VERO BEACH — A Burger King employee alerted police after a man tried to use a counterfeit $10 bill to pay for his order, according to Vero Beach Police.
William Cloninger, 28, of the 2000 block of 35th Avenue in Vero Beach, faces two felony charges of utter forged or counterfeit bill, possession of forged bank bills, making or possessing instruments for forging bills, and a misdemeanor give false name while detained.
Officers with the Vero Beach Police Department apprehended Cloninger near the 700 block of 18th Street in Vero Beach. He had fled Burger King on a bicycle.
Cloninger attempted to conceal his identity by giving a false name because he had at least one active warrant out for his arrest in Broward County, according to the police report. But police responded to the address Cloninger gave them, and a resident identified Cloninger by his real name.

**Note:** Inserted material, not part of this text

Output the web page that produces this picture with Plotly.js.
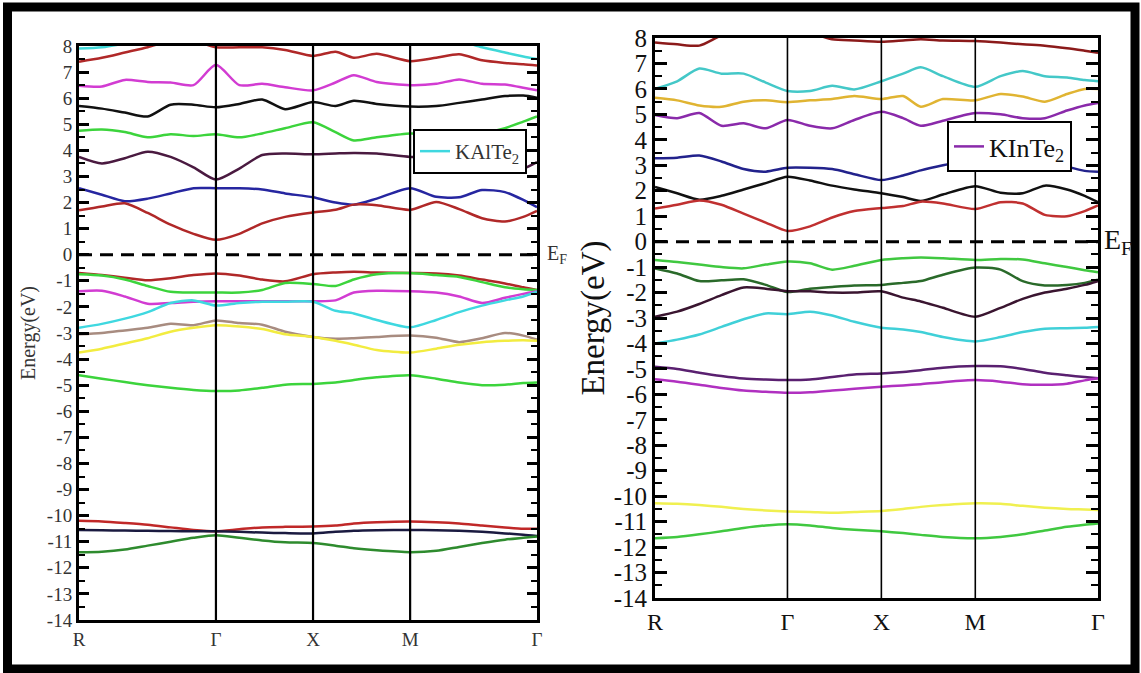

During questioning, Cloninger told detectives two men taught him how to make counterfeit bills while staying at a halfway house in Fort Lauderdale. When he arrived at a Vero Beach halfway house, he used the house’s printer to make more bills, which he said he successfully passed at Kwik Stop, Taco Bell, multiple stores in the Indian River Mall, Walmart, 7-Eleven, McDonalds, and other stores in the County, according to the arrest affidavit.
Detectives recovered five counterfeit $10 bills in the 1800 block of 7th Avenue where Cloninger said he tossed the fake money. They also recovered a printer, nine counterfeit $10 bills, a box of paper used for printing counterfeit bills, a paper cutting device, a bag of cuttings from printing the $10 bills, and a template of a $10 bill with the same serial number as the fake bills, according to the report.
Authorities also took pictures of Cloninger’s green ink-stained hands, which Cloninger told authorities was a result of printing the bills, the report states.
Cloninger is being held in the Indian River County Jail in lieu of $35,500 bond.